>> BEGIN Supplied material

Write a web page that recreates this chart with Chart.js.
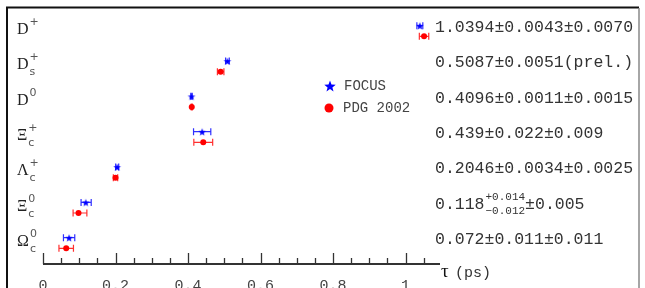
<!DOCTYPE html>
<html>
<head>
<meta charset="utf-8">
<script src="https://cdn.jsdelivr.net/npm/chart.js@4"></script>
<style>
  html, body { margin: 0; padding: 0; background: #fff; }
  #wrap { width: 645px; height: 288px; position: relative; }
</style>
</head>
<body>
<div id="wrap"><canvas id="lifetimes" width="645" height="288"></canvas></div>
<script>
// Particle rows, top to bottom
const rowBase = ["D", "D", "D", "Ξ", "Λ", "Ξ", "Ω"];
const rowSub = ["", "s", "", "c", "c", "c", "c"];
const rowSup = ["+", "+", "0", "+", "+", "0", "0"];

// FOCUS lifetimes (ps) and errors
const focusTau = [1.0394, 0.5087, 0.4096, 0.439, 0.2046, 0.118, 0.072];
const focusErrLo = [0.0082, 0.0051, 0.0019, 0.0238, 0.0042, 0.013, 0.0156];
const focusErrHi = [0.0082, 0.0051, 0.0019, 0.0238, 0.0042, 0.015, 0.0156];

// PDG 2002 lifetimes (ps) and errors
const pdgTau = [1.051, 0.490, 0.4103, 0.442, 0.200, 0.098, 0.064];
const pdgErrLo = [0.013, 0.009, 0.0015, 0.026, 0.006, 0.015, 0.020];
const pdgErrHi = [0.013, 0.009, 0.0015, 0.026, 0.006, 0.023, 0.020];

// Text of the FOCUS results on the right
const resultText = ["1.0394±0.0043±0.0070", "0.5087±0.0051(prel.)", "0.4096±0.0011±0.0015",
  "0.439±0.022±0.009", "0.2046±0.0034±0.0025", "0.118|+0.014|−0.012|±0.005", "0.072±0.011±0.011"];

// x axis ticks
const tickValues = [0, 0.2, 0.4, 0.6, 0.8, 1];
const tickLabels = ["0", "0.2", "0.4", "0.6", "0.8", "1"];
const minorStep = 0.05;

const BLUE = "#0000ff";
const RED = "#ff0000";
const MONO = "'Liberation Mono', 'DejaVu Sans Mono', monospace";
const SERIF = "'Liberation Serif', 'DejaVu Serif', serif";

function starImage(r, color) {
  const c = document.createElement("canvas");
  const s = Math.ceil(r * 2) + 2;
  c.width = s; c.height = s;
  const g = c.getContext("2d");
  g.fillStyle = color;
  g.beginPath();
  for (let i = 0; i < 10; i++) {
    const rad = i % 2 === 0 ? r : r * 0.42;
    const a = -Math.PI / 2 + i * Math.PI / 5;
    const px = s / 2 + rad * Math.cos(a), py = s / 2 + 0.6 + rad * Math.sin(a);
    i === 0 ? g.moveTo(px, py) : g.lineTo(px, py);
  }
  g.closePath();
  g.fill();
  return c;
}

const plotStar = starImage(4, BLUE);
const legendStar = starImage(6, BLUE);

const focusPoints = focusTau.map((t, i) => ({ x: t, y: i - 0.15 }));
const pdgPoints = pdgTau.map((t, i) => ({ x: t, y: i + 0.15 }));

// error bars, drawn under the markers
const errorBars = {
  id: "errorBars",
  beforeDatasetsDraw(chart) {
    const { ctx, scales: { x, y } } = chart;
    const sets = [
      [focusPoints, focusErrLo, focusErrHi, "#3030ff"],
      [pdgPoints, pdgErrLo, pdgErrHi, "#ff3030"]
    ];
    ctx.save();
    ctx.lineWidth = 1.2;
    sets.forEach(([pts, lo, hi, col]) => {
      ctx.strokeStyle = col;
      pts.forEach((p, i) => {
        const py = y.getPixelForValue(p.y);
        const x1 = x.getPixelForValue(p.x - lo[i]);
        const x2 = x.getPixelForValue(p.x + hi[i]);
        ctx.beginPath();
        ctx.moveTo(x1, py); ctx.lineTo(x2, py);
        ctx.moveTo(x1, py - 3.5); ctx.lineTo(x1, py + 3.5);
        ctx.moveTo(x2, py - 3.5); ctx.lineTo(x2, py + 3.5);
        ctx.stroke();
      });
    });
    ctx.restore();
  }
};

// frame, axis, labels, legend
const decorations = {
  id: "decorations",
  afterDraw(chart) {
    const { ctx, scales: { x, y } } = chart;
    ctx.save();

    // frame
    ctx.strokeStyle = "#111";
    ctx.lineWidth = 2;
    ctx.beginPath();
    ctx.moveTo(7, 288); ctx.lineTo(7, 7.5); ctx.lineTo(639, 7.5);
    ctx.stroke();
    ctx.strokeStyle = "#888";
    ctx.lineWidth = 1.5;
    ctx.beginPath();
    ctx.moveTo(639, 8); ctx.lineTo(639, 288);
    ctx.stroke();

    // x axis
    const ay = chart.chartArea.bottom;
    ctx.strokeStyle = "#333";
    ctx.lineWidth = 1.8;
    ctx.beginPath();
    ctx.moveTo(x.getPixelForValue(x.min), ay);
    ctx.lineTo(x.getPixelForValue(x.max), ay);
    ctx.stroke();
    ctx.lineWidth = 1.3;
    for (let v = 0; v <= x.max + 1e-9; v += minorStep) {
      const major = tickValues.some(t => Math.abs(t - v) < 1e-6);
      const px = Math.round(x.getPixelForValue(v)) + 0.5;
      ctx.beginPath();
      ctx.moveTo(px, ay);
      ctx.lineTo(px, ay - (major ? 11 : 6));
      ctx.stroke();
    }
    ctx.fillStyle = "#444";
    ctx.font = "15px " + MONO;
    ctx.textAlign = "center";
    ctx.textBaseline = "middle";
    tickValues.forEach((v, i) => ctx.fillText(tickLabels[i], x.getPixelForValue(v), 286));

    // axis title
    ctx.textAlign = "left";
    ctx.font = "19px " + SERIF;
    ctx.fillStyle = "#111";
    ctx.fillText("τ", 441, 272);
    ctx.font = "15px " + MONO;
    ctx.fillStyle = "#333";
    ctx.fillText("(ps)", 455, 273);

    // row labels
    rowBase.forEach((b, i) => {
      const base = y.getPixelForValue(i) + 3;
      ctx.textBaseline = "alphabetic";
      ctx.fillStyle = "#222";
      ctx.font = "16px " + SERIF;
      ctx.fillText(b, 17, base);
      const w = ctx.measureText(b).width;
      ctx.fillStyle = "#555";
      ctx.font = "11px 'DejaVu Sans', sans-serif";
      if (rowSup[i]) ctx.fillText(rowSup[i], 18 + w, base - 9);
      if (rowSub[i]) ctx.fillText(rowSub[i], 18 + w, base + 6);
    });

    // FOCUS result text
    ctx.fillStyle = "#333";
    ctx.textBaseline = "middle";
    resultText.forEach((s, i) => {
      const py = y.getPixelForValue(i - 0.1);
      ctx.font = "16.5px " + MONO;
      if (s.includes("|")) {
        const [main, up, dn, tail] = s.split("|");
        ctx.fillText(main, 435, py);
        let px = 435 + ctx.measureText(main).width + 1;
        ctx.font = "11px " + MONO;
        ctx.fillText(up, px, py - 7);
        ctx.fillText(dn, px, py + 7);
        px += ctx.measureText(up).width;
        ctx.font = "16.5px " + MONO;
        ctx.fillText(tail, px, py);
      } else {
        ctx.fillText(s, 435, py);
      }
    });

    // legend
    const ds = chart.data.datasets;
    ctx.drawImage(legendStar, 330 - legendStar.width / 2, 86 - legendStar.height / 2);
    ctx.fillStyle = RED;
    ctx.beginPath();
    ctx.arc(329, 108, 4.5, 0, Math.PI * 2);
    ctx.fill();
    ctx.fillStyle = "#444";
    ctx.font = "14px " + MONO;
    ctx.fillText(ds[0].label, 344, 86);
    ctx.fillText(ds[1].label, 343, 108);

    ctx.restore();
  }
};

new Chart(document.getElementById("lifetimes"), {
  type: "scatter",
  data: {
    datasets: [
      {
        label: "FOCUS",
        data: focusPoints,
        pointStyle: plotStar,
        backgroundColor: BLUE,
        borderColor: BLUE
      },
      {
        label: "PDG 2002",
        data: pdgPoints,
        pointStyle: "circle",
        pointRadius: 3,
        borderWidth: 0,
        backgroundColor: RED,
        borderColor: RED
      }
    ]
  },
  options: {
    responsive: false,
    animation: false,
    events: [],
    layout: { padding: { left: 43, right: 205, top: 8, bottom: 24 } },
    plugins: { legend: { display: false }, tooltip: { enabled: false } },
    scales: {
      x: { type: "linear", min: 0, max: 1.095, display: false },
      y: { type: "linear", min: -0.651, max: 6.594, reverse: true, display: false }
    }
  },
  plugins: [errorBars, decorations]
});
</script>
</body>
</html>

>> END Supplied material

> [Job]: Repeat exactly and only the lines from the start of the data above through the line that holds "0.0042, 0.015, 0.0156];", inclusive. Pictures do not belong in the copy.

> [Written solution]:
Write a web page that recreates this chart with Chart.js.
<!DOCTYPE html>
<html>
<head>
<meta charset="utf-8">
<script src="https://cdn.jsdelivr.net/npm/chart.js@4"></script>
<style>
  html, body { margin: 0; padding: 0; background: #fff; }
  #wrap { width: 645px; height: 288px; position: relative; }
</style>
</head>
<body>
<div id="wrap"><canvas id="lifetimes" width="645" height="288"></canvas></div>
<script>
// Particle rows, top to bottom
const rowBase = ["D", "D", "D", "Ξ", "Λ", "Ξ", "Ω"];
const rowSub = ["", "s", "", "c", "c", "c", "c"];
const rowSup = ["+", "+", "0", "+", "+", "0", "0"];

// FOCUS lifetimes (ps) and errors
const focusTau = [1.0394, 0.5087, 0.4096, 0.439, 0.2046, 0.118, 0.072];
const focusErrLo = [0.0082, 0.0051, 0.0019, 0.0238, 0.0042, 0.013, 0.0156];
const focusErrHi = [0.0082, 0.0051, 0.0019, 0.0238, 0.0042, 0.015, 0.0156];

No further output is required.